Boko Haram kidnaps Cameroon official’s wife

July 27, 2014

Nigerian Boko Haram militants kidnapped the wife of Cameroon’s vice prime minister and killed at least three people Sunday in a cross-border attack involving more than 200 assailants in the northern town of Kolofata, officials in Cameroon said.

Seini Boukar Lamine, a local religious leader, or lamido, who is the town’s mayor, and five members of his family also were kidnapped in a separate attack on his home.

There was no immediate claim of responsibility.

Boko Haram, an Islamist group that made international headlines when it abducted about 200 Nigerian schoolgirls in April, has stepped up cross-border attacks into Cameroon in recent weeks.

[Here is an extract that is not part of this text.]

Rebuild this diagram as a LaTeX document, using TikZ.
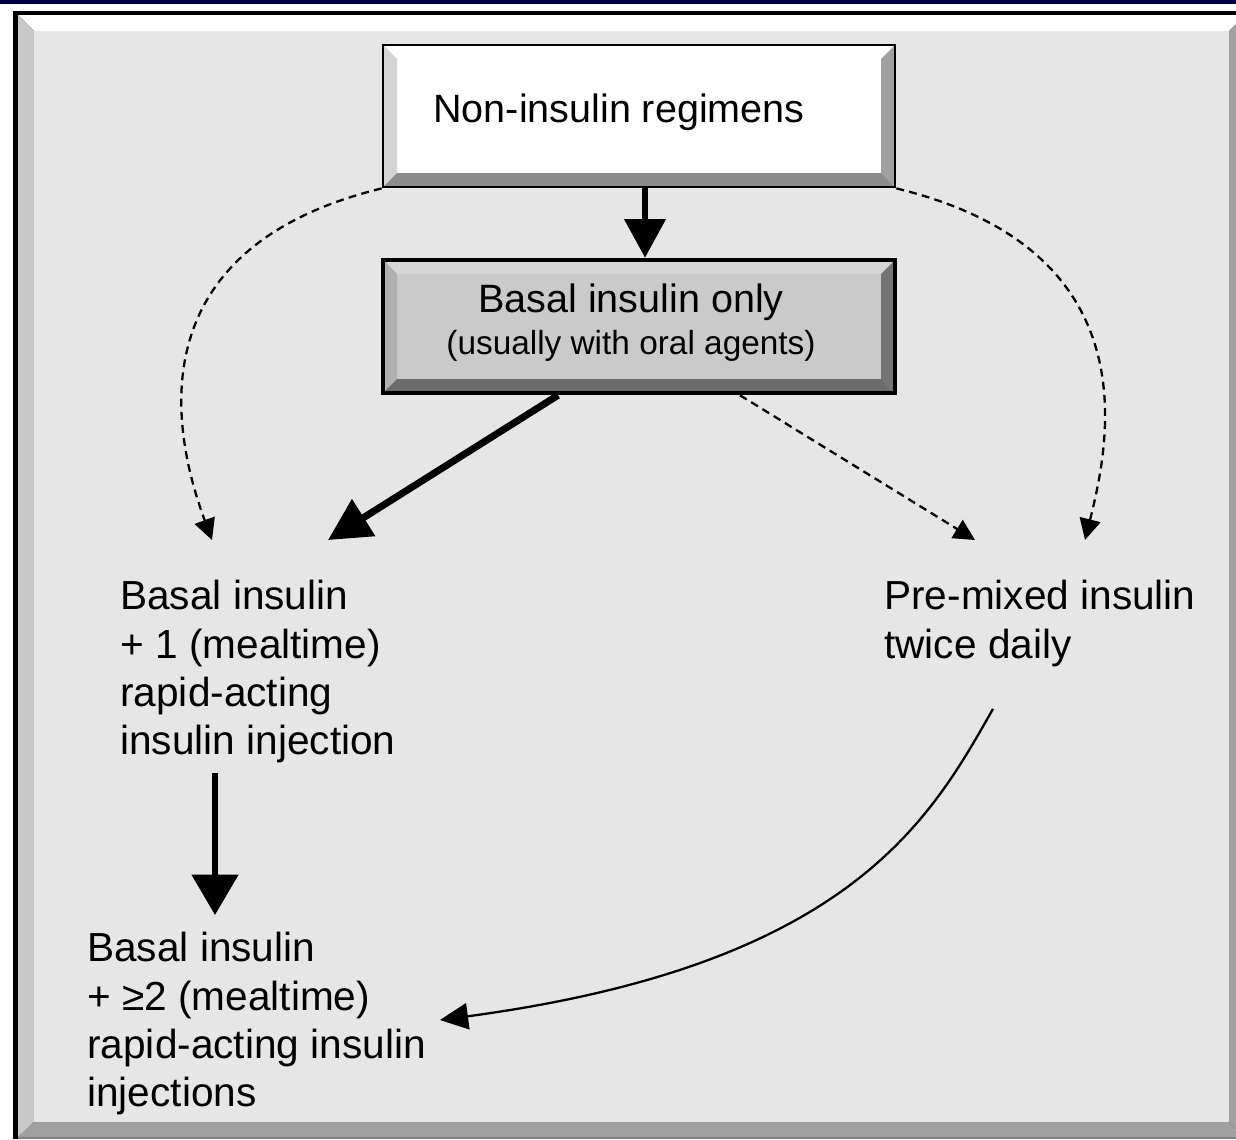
\documentclass[tikz,border=0pt]{standalone}
\usepackage{fontspec}
\setmainfont{Liberation Sans}
\usetikzlibrary{arrows.meta,calc}

\definecolor{navy}{HTML}{000040}
\definecolor{panel}{HTML}{E6E6E6}
\definecolor{frameL}{HTML}{C8C8C8}
\definecolor{frameD}{HTML}{A0A0A0}
\definecolor{boxAl}{HTML}{D4D4D4}
\definecolor{boxAr}{HTML}{A0A0A0}
\definecolor{boxAb}{HTML}{8C8C8C}
\definecolor{boxB}{HTML}{CACACA}
\definecolor{boxBt}{HTML}{D6D6D6}
\definecolor{boxBl}{HTML}{B0B0B0}
\definecolor{boxBr}{HTML}{747474}
\definecolor{boxBb}{HTML}{6C6C6C}

\begin{document}
\begin{tikzpicture}[x=0.02cm,y=-0.02cm,
  txt/.style={inner sep=0pt,align=left,font=\fontsize{23.1}{27.5}\selectfont},
  boxline/.style={draw=black,minimum width=10.24cm},
  fat/.style={line width=3.4pt,-{Triangle[length=22pt,width=23pt]}},
  dashedarrow/.style={line width=1.3pt,dash pattern=on 4.5pt off 3pt,
    -{Triangle[length=12pt,width=12pt]}},
  curvearrow/.style={line width=1.3pt,-{Triangle[length=16pt,width=15pt]}}]
\useasboundingbox (0,0) rectangle (1236,1139);
% ---------- frame ----------
\fill[white] (0,0) rectangle (1236,1139);
\fill[navy] (0,0) rectangle (1236,4);
\fill[black] (13,11) rectangle (1245,1139);
\fill[white] (18,15) -- (1245,15) -- (1229,31) -- (34,31) -- cycle;
\fill[frameL] (18,15) -- (34,31) -- (34,1122) -- (18,1137) -- cycle;
\fill[frameD] (1245,15) -- (1245,1137) -- (1229,1122) -- (1229,31) -- cycle;
\fill[frameD] (18,1137) -- (1245,1137) -- (1229,1122) -- (34,1122) -- cycle;
\fill[black!50] (18,1137) rectangle (1245,1139);
\fill[panel] (34,31) rectangle (1229,1122);
% ---------- boxes ----------
% non-insulin box: white face, bevelled edges
\fill[white] (383,45) rectangle (895,187);
\fill[boxAl] (383,45) -- (397,59) -- (397,173) -- (383,187) -- cycle;
\fill[boxAr] (895,45) -- (895,187) -- (881,173) -- (881,59) -- cycle;
\fill[boxAb] (383,187) -- (895,187) -- (881,173) -- (397,173) -- cycle;
\node[boxline,line width=1.6pt,minimum height=2.84cm] (nonins) at (639,116) {};
% basal box: grey face, darker bevels
\fill[boxB] (383,260) rectangle (895,393);
\fill[boxBt] (383,260) -- (895,260) -- (881,274) -- (397,274) -- cycle;
\fill[boxBl] (383,260) -- (397,274) -- (397,379) -- (383,393) -- cycle;
\fill[boxBr] (895,260) -- (895,393) -- (881,379) -- (881,274) -- cycle;
\fill[boxBb] (383,393) -- (895,393) -- (881,379) -- (397,379) -- cycle;
\node[boxline,line width=2.6pt,minimum height=2.66cm] (basal) at (639,326.5) {};
% ---------- labels ----------
\node[anchor=base,inner sep=0pt,font=\fontsize{22.5}{27.5}\selectfont]
  (nonins-t) at (619,122) {Non-insulin regimens};
\node[anchor=north,inner sep=0pt,align=center,font=\fontsize{22.5}{24}\selectfont]
  (basal-t) at (631,283) {Basal insulin only\\{\fontsize{19}{24}\selectfont (usually with oral agents)}};
\node[txt,anchor=north west] (bolus1) at (120,580)
  {Basal insulin\\+ 1 (mealtime)\\rapid-acting\\insulin injection};
\node[txt,anchor=north west] (bolus2) at (87,932)
  {Basal insulin\\+ ≥2 (mealtime)\\rapid-acting insulin\\injections};
\node[txt,anchor=north west] (premix) at (884,580)
  {Pre-mixed insulin\\twice daily};
% ---------- arrow ends ----------
\coordinate (b1in) at ($(bolus1.north west)+(208,-40)$);
\coordinate (b1dash) at ($(bolus1.north west)+(92,-40)$);
\coordinate (pmin) at ($(premix.north west)+(91,-40)$);
\coordinate (pmdash) at ($(premix.north west)+(201,-40)$);
\coordinate (b1out) at ($(bolus1.south west)+(95,10)$);
\coordinate (b2in) at ($(bolus2.north west)+(128,-17)$);
\coordinate (pmout) at ($(premix.south west)+(109,42)$);
\coordinate (b2side) at ($(bolus2.north west)+(353,88)$);
% ---------- connectors ----------
\draw[fat] ([xshift=0.12cm]nonins.south) -- ([xshift=0.12cm]basal.north);
\draw[fat,line width=4pt,-{Triangle[length=24pt,width=24pt]}]
  ([xshift=-1.62cm]basal.south) -- (b1in);
\draw[fat,-{Triangle[length=23pt,width=26pt]}] (b1out) -- (b2in);
\draw[dashedarrow] (nonins.south west) .. controls (130,250) and (175,440) .. (b1dash);
\draw[dashedarrow] (nonins.south east) .. controls (1150,250) and (1110,440) .. (pmdash);
\draw[dashedarrow] ([xshift=2.02cm]basal.south) -- (pmin);
\draw[curvearrow] (pmout) .. controls (930,820) and (850,965) .. (b2side);
\end{tikzpicture}
\end{document}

Cameroon has deployed troops to its northern region, joining international efforts to combat the militants.

“I can confirm that the home of Vice Prime Minister Amadou Ali in Kolofata came under a savage attack from Boko Haram militants,” government spokesman Issa Tchiroma, who is a communications minister, said by telephone.

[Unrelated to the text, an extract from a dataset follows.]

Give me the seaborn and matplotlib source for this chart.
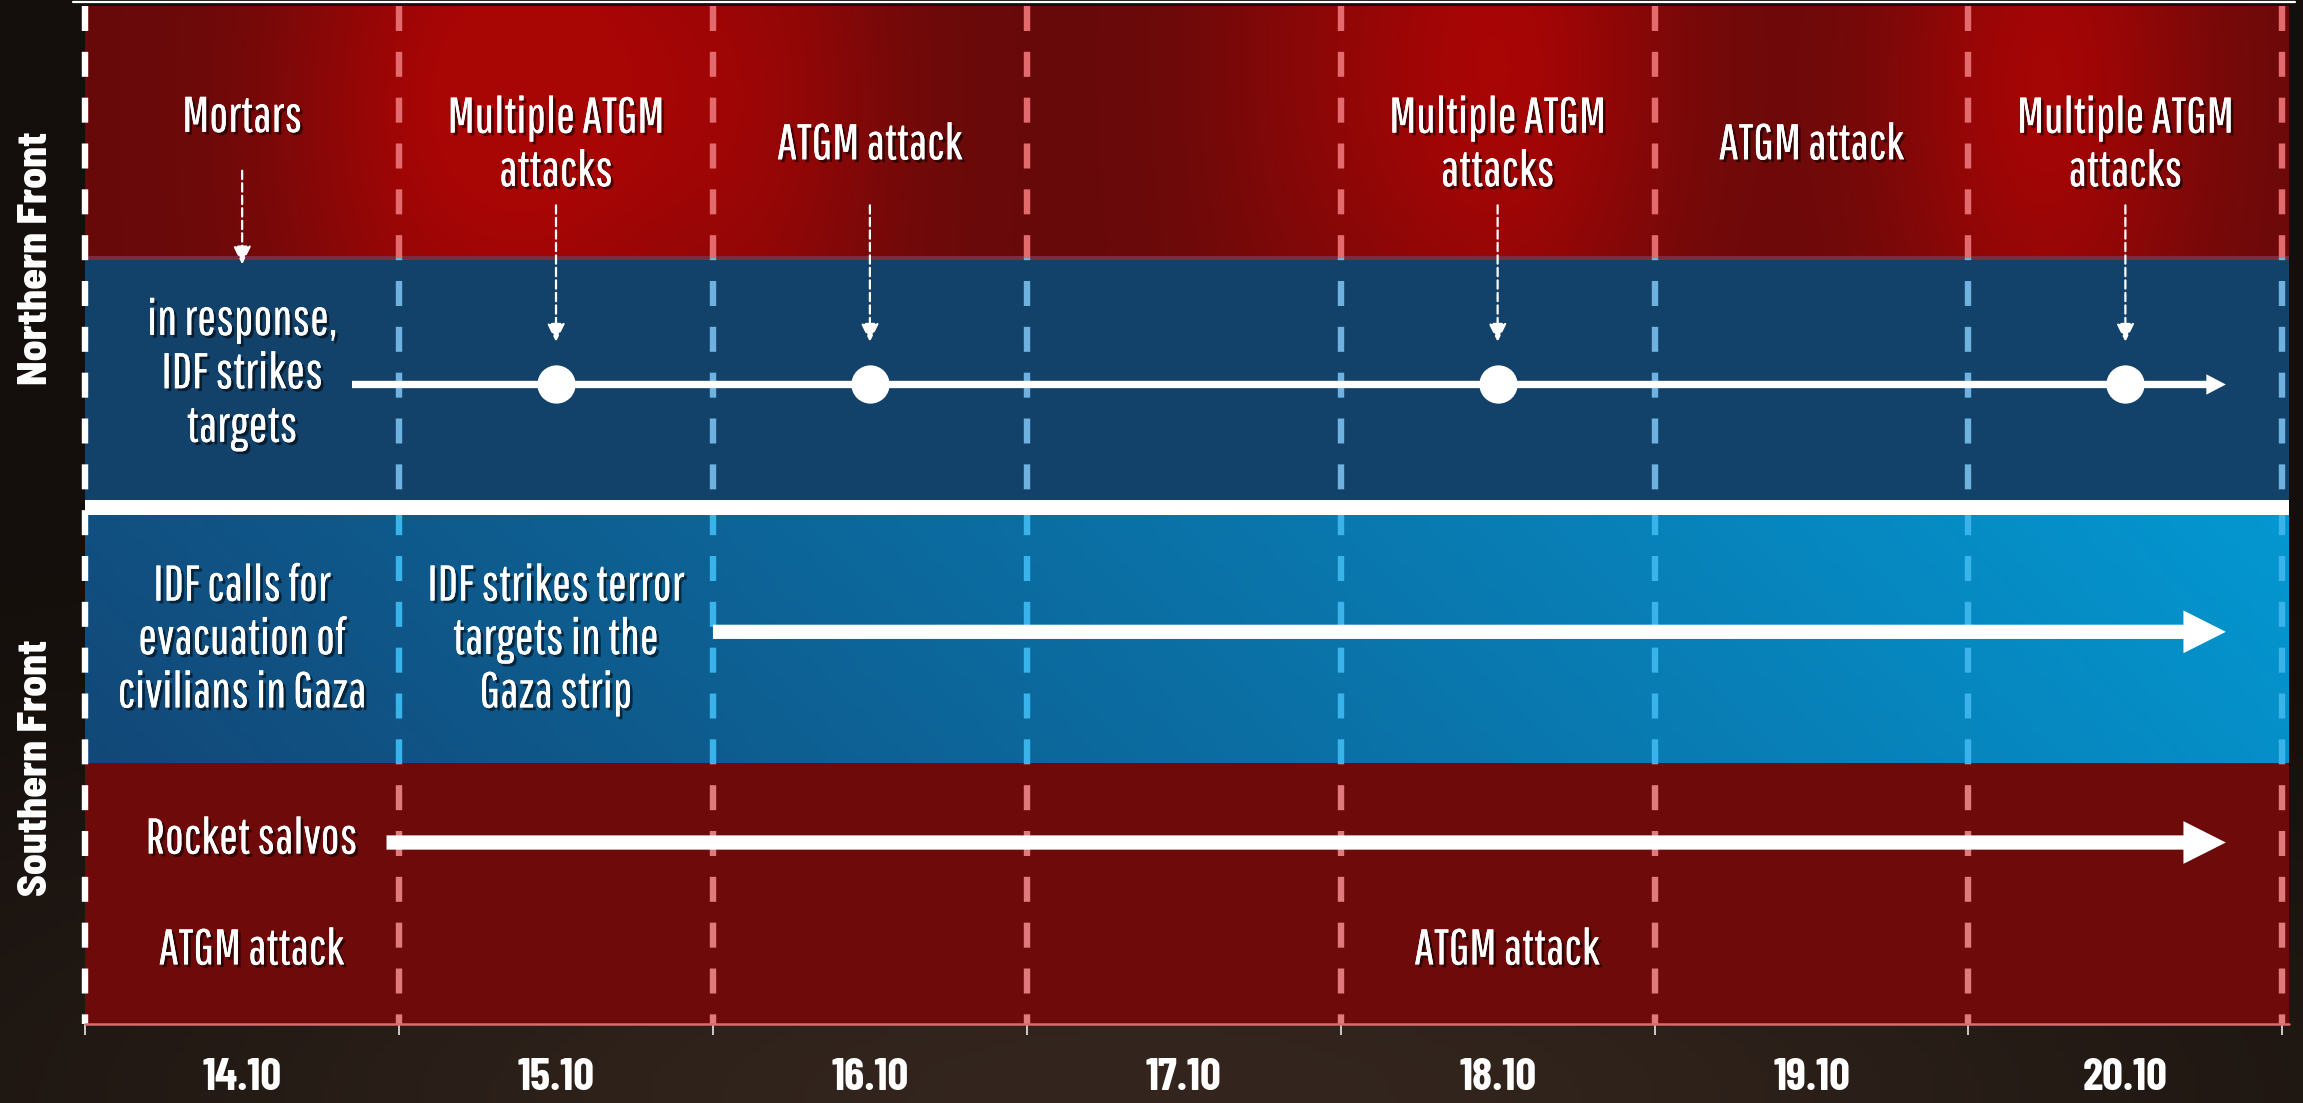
import numpy as np
import pandas as pd
import matplotlib.pyplot as plt
import matplotlib.patheffects as pe
from matplotlib.colors import to_rgb
from matplotlib.patches import Rectangle
import seaborn as sns

sns.set_theme(style='dark')
plt.rcParams['font.family'] = ['Pathway Gothic One', 'DejaVu Sans']
plt.rcParams['axes.unicode_minus'] = False
plt.rcParams['lines.scale_dashes'] = False

# ---- data ----
days = ['14.10', '15.10', '16.10', '17.10', '18.10', '19.10', '20.10']

north_attack_day = [0, 1, 2, 4, 5, 6]
north_attack_text = ['Mortars', 'Multiple ATGM\nattacks', 'ATGM attack',
                     'Multiple ATGM\nattacks', 'ATGM attack', 'Multiple ATGM\nattacks']
north_linked_day = [0, 1, 2, 4, 6]      # attacks with an arrow to the response row
north_strike_day = [1, 2, 4, 6]         # IDF strikes (dots)
north_strike_span = (0.85, 6.82)

south_blue_day = [0, 1]
south_blue_text = ['IDF calls for\nevacuation of\ncivilians in Gaza',
                   'IDF strikes terror\ntargets in the\nGaza strip']
south_strike_span = (2.0, 6.82)

rocket_span = (0.96, 6.82)
south_atgm_day = [0, 4]

# ---- layout (y in 0..100) ----
XMAX = 7.02
S_RED = (0, 25.6)
S_BLUE = (25.6, 50.0)
SEP = (50.0, 51.5)
N_BLUE = (51.5, 75.2)
N_RED = (75.2, 100)
TICK_FONT = ['Barlow Condensed', 'DejaVu Sans']
ROW_FONT = ['Barlow Semi Condensed', 'DejaVu Sans']

fig = plt.figure(figsize=(23.03, 11.03), dpi=100)
fig.patch.set_facecolor('#15100d')

# background glow
bg = fig.add_axes([0, 0, 1, 1], zorder=-5)
gx, gy = np.meshgrid(np.linspace(0, 1, 300), np.linspace(0, 1, 150))
g = np.exp(-((gx - 0.5) / 0.5) ** 2 - ((gy - 0.0) / 0.3) ** 2)
c0, c1 = np.array(to_rgb('#140f0c')), np.array(to_rgb('#34261e'))
bg.imshow(c0 + g[..., None] * (c1 - c0), extent=(0, 1, 0, 1), origin='lower', aspect='auto')
bg.set_axis_off()

ax = fig.add_axes([0.0370, 0.0719, (XMAX * 213.7) / 1568, 0.9228])
ax.set_facecolor('none')

# north red band with glows
X, Y = np.meshgrid(np.linspace(0, XMAX, 700), np.linspace(N_RED[0], N_RED[1], 80))
glow = np.zeros_like(X)
for cx, cy, amp, sx in [(1.5, 92, 1.0, 0.6), (2.2, 90, 0.5, 0.4), (4.5, 94, 1.0, 0.55),
                        (6.25, 92, 0.95, 0.5), (0.95, 88, 0.4, 0.45), (3.85, 95, 0.25, 0.35)]:
    glow += amp * np.exp(-((X - cx) / sx) ** 2 - ((Y - cy) / 34) ** 2)
glow = np.clip(glow, 0, 1)
dark, bright = np.array(to_rgb('#680a0a')), np.array(to_rgb('#a80505'))
ax.imshow(dark + glow[..., None] * (bright - dark), extent=(0, XMAX, *N_RED),
          origin='lower', aspect='auto', zorder=0)

# south blue band gradient
X, Y = np.meshgrid(np.linspace(0, 1, 300), np.linspace(0, 1, 40))
t = np.clip(X * 0.9 + Y * 0.1, 0, 1)
left, right = np.array(to_rgb('#124878')), np.array(to_rgb('#0497d1'))
ax.imshow(left + t[..., None] * (right - left), extent=(0, XMAX, *S_BLUE),
          origin='lower', aspect='auto', zorder=0)

ax.axhspan(*N_BLUE, color='#12416a', lw=0, zorder=0)
ax.axhspan(*S_RED, color='#6e0a0a', lw=0, zorder=0)
ax.axhspan(*SEP, color='white', lw=0, zorder=3)
ax.axhline(N_RED[0], color='#7c2c42', lw=3, zorder=1)

# dashed day boundaries, coloured per band
for k in range(1, 8):
    for (y0, y1), col in [(N_RED, '#e36b6e'), (N_BLUE, '#6fb1df'),
                          (S_BLUE, '#3ab3ea'), (S_RED, '#e07a7c')]:
        ln, = ax.plot([k, k], [100, 0], color=col, lw=4.6, dashes=(18, 15), zorder=1,
                      solid_capstyle='butt', dash_capstyle='butt')
        ln.set_clip_path(Rectangle((0, y0), XMAX, y1 - y0, transform=ax.transData))

# left dashed spine, top / bottom lines
ax.plot([0, 0], [100, 0], color='white', lw=4.6, dashes=(18, 15), clip_on=False, zorder=4)
ax.plot([-0.04, XMAX + 0.02], [100.4, 100.4], color='white', lw=1.6, clip_on=False, zorder=4)
ax.plot([0, XMAX], [0, 0], color='#d86c6e', lw=1.8, clip_on=False, zorder=4)

shadow = [pe.withSimplePatchShadow(offset=(2, -2), shadow_rgbFace='black', alpha=0.55), pe.Normal()]
txt = dict(color='white', fontsize=36, ha='center', va='center', linespacing=1.2,
           path_effects=shadow, zorder=6)

# northern front
for d, s in zip(north_attack_day, north_attack_text):
    ax.text(d + 0.5, 89.0 if d == 0 else 86.3, s, **txt)
for d in north_linked_day:
    y0, y1 = (83.8, 74.6) if d == 0 else (80.4, 67.0)
    ax.annotate('', xy=(d + 0.5, y1), xytext=(d + 0.5, y0),
                arrowprops=dict(arrowstyle='-|>,head_length=0.55,head_width=0.27', color='white',
                                lw=1.6, linestyle=(0, (6, 3)), mutation_scale=20,
                                shrinkA=0, shrinkB=0), zorder=5)
ax.text(0.5, 63.8, 'in response,\nIDF strikes\ntargets', **txt)
ax.arrow(north_strike_span[0], 62.8, north_strike_span[1] - north_strike_span[0], 0,
         width=0.72, head_width=2.0, head_length=0.062, length_includes_head=True,
         color='white', lw=0, zorder=4)
strikes = pd.DataFrame({'x': [d + 0.5 for d in north_strike_day], 'y': 62.8})
sns.scatterplot(data=strikes, x='x', y='y', s=760, color='white', edgecolor='white',
                linewidth=0, ax=ax, zorder=5, legend=False)

# southern front
for d, s in zip(south_blue_day, south_blue_text):
    ax.text(d + 0.5, 37.7, s, **txt)
for (a, b), yy in [(south_strike_span, 38.5), (rocket_span, 17.8)]:
    ax.arrow(a, yy, b - a, 0, width=1.4, head_width=4.2, head_length=0.135,
             length_includes_head=True, color='white', lw=0, zorder=4)
ax.text(0.53, 18.1, 'Rocket salvos', **txt)
for d in south_atgm_day:
    ax.text(d + 0.53, 7.2, 'ATGM attack', **txt)

# row labels
for yc, s in [(N_RED[0], 'Northern Front'), (S_RED[1] - 0.5, 'Southern Front')]:
    ax.text(-0.158, yc, s, rotation=90, ha='center', va='center', color='white',
            fontsize=30, fontweight='heavy', family=ROW_FONT, clip_on=False)

ax.set_xlim(0, XMAX)
ax.set_ylim(0, 100)
ax.set_xticks([d + 0.5 for d in range(len(days))])
ax.set_xticklabels(days, family=TICK_FONT, fontweight='bold')
ax.set_xticks(range(len(days) + 1), minor=True)
ax.set_yticks([])
ax.tick_params(which='major', length=0, pad=25, labelsize=33, labelcolor='white', bottom=True)
ax.tick_params(which='minor', length=8, width=1.3, color='#d8d8d8', bottom=True)
ax.set_xlabel('')
ax.set_ylabel('')
ax.grid(False)
for sp in ax.spines.values():
    sp.set_visible(False)

fig.savefig('out.png', dpi=100, facecolor=fig.get_facecolor())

“They unfortunately took away his wife. They also attacked the lamido’s residence, and he was also kidnapped,” he said, adding that at least three people were killed in the attack.

Tchiroma said at a news conference later Sunday that the Cameroonian army had taken the town of Kolofata back under control after pushing back the militants, who he said had used “brutal and unqualified violence.”

“We do not have all the facts in order to give full information on the exact circumstances and the victim toll of this attack,” Tchiroma said on state television.

A Cameroonian military commander in the region said that security officials had taken the vice prime minister to a neighboring town. He had been at home to celebrate the Muslim feast at the end of Ramadan with his family when the attack happened.

The incident was the third Boko Haram attack in Cameroon since last Friday. At least four soldiers were killed in the two previous attacks.

Last Friday, about 22 suspected Boko Haram militants who had been held in Cameroon’s northern hub of Maroua since March were sentenced to prison terms ranging from 10 to 20 years. It was not immediately clear whether the attacks were related to the sentencings.

Boko Haram militants have killed hundreds of people this year, mostly in northeastern Nigeria, although they have bombed places nationwide.

The group rejects Western-style education and is trying to carve out a de facto Islamic state in northern Nigeria.

On Sunday, a bomb attack on a Catholic church in northern Nigeria’s main city of Kano killed five people and wounded eight, a senior police officer said. Christian churches have been a preferred target for the militants.

The attacker threw the bomb at worshippers on their way out of the church, police commissioner Adenrele Shinaba said.

In a separate incident, a suicide bomber tried to attack police officers on the streets. She killed herself and wounded two of the officers, Shinaba said.